Define a Snowflake task with a SQL query template and task config.

Example

This workflow runs a select, prints the result, inserts a row, writes a small table via a Python task using a Snowflake StructuredDataset URI, and runs another select.
import pandas as pd

from flytekit import StructuredDataset, kwtypes
from truefoundry.deploy import SecretMount
from truefoundry.workflow import (
    PythonTaskConfig,
    TaskPythonBuild,
    task,
    workflow,
)
from truefoundry.workflow.snowflake_task import SnowflakeTask, SnowflakeTaskConfig

SNOWFLAKE_USER = "user1"
SNOWFLAKE_ACCOUNT = "ABCDEF-AAA111"
SNOWFLAKE_WAREHOUSE = "TEST_WAREHOUSE_1"
SNOWFLAKE_DATABASE = "DEMO_DB"
SNOWFLAKE_SCHEMA = "PUBLIC"

image = TaskPythonBuild(
    pip_packages=["pandas", "pyarrow", "truefoundry[workflow,snowflake]"],
)

insert_query = SnowflakeTask(
    name="insert-query",
    inputs=kwtypes(id=int, name=str, age=int),
    query_template="""
        INSERT INTO DEMO_DB.PUBLIC.test (ID, NAME, AGE)
        VALUES (%(id)s, %(name)s, %(age)s);
    """,
    task_config=SnowflakeTaskConfig(
        user=SNOWFLAKE_USER,
        account=SNOWFLAKE_ACCOUNT,
        database=SNOWFLAKE_DATABASE,
        schema_name=SNOWFLAKE_SCHEMA,
        warehouse=SNOWFLAKE_WAREHOUSE,
    ),
)

select_query = SnowflakeTask(
    name="select-query-basic",
    query_template=f"""
        SELECT * FROM {SNOWFLAKE_DATABASE}.{SNOWFLAKE_SCHEMA}.TEST;
    """,
    output_schema_type=StructuredDataset,
    task_config=SnowflakeTaskConfig(
        user=SNOWFLAKE_USER,
        account=SNOWFLAKE_ACCOUNT,
        database=SNOWFLAKE_DATABASE,
        schema_name=SNOWFLAKE_SCHEMA,
        warehouse=SNOWFLAKE_WAREHOUSE,
    ),
)


@task(
    task_config=PythonTaskConfig(
        image=image,
        mounts=[
            SecretMount(
                type="secret",
                mount_path="/etc/secrets/private-key/snowflake",
                secret_fqn="tfy-secret://truefoundry:private-key:snowflake",
            )
        ],
    ),
)
def print_head(input_sd: StructuredDataset) -> pd.DataFrame:
    df = input_sd.open(pd.DataFrame).all()
    print(df)
    return df


@task(
    task_config=PythonTaskConfig(
        image=image,
        mounts=[
            SecretMount(
                type="secret",
                mount_path="/etc/secrets/private-key/snowflake",
                secret_fqn="tfy-secret://truefoundry:private-key:snowflake",
            )
        ],
    ),
)
def write_table() -> StructuredDataset:
    df = pd.DataFrame(
        {"ID": [1, 2, 3], "NAME": ["flyte", "is", "amazing"], "AGE": [30, 30, 30]}
    )
    print(df)

    user = SNOWFLAKE_USER
    account = SNOWFLAKE_ACCOUNT
    database = SNOWFLAKE_DATABASE
    schema = SNOWFLAKE_SCHEMA
    warehouse = SNOWFLAKE_WAREHOUSE
    table = "TEST"
    uri = f"snowflake://{user}:{account}/{warehouse}/{database}/{schema}/{table}"
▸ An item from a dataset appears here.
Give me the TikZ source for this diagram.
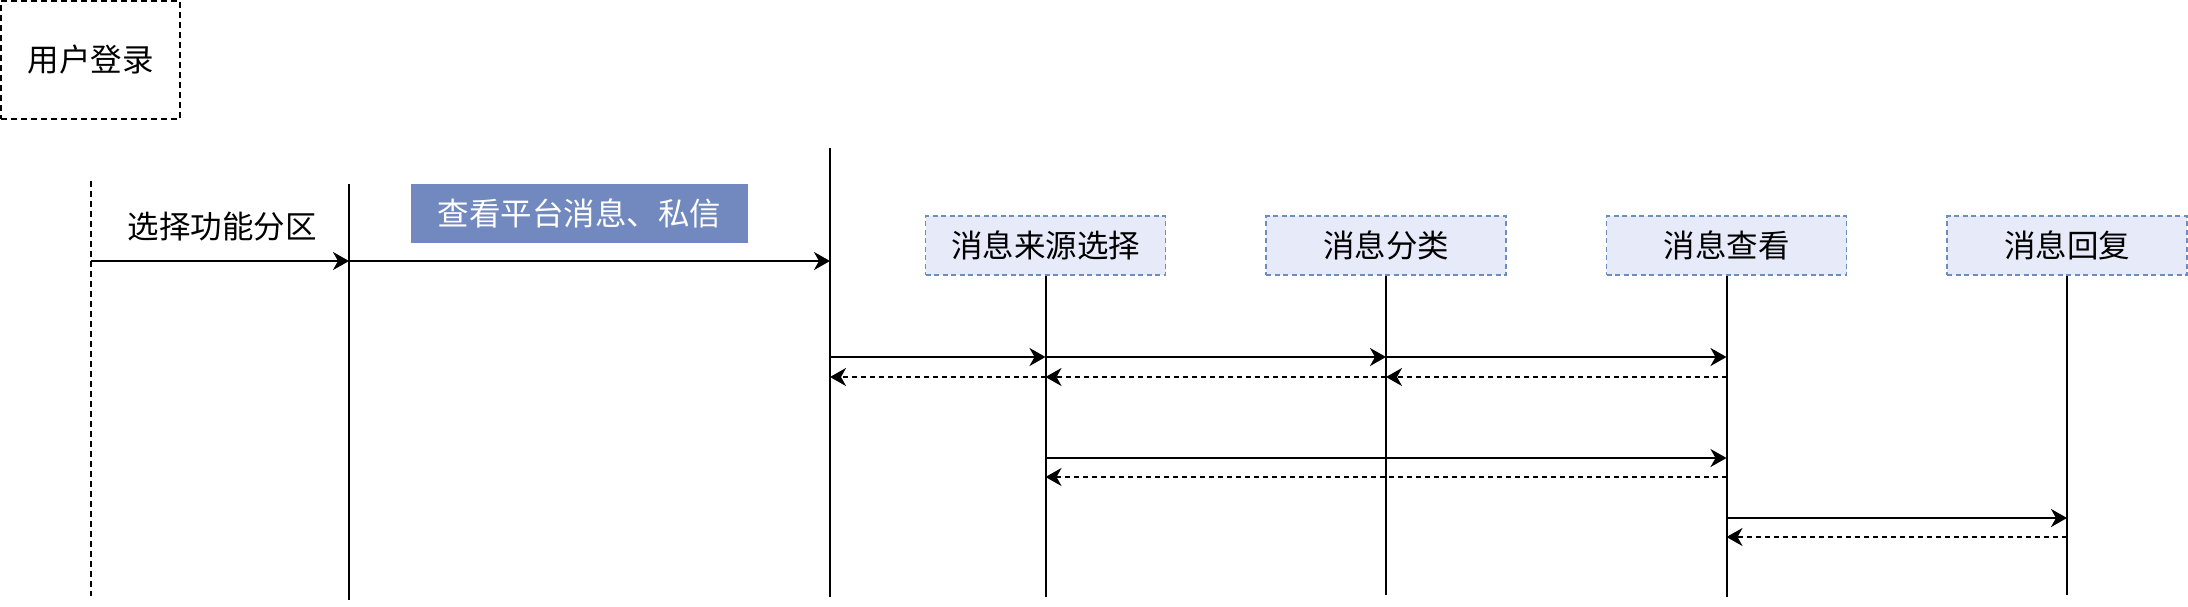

    return StructuredDataset(dataframe=df, uri=uri)


@workflow
def wf():
    select_task_1 = select_query()
    print_task = print_head(select_task_1)
    insert_query_task = insert_query(id=100, name="Flyte100", age=100)
    write_task = write_table()
    select_task_2 = select_query()

    select_task_1 >> print_task >> insert_query_task >> write_task >> select_task_2


if __name__ == "__main__":
    wf()

Checklist

  • Configure key-pair authentication in Snowflake and store the private key securely; see Snowflake key-pair authentication.
  • Create a TrueFoundry secret with group private-key and key snowflake, and mount it using an FQN such as tfy-secret://truefoundry:private-key:snowflake (see Manage secrets).
  • Enable flyteagent, set agentSecret.secretData.secretData: {} in values, and provide snowflake_private_key: tfy-secret://internal:private-key:snowflake via a kustomize Secret named flyteagent.
  • Install truefoundry[workflow,snowflake] and use SnowflakeTask + SnowflakeTaskConfig for SQL; mount the private key on Python tasks that use Snowflake StructuredDataset URIs.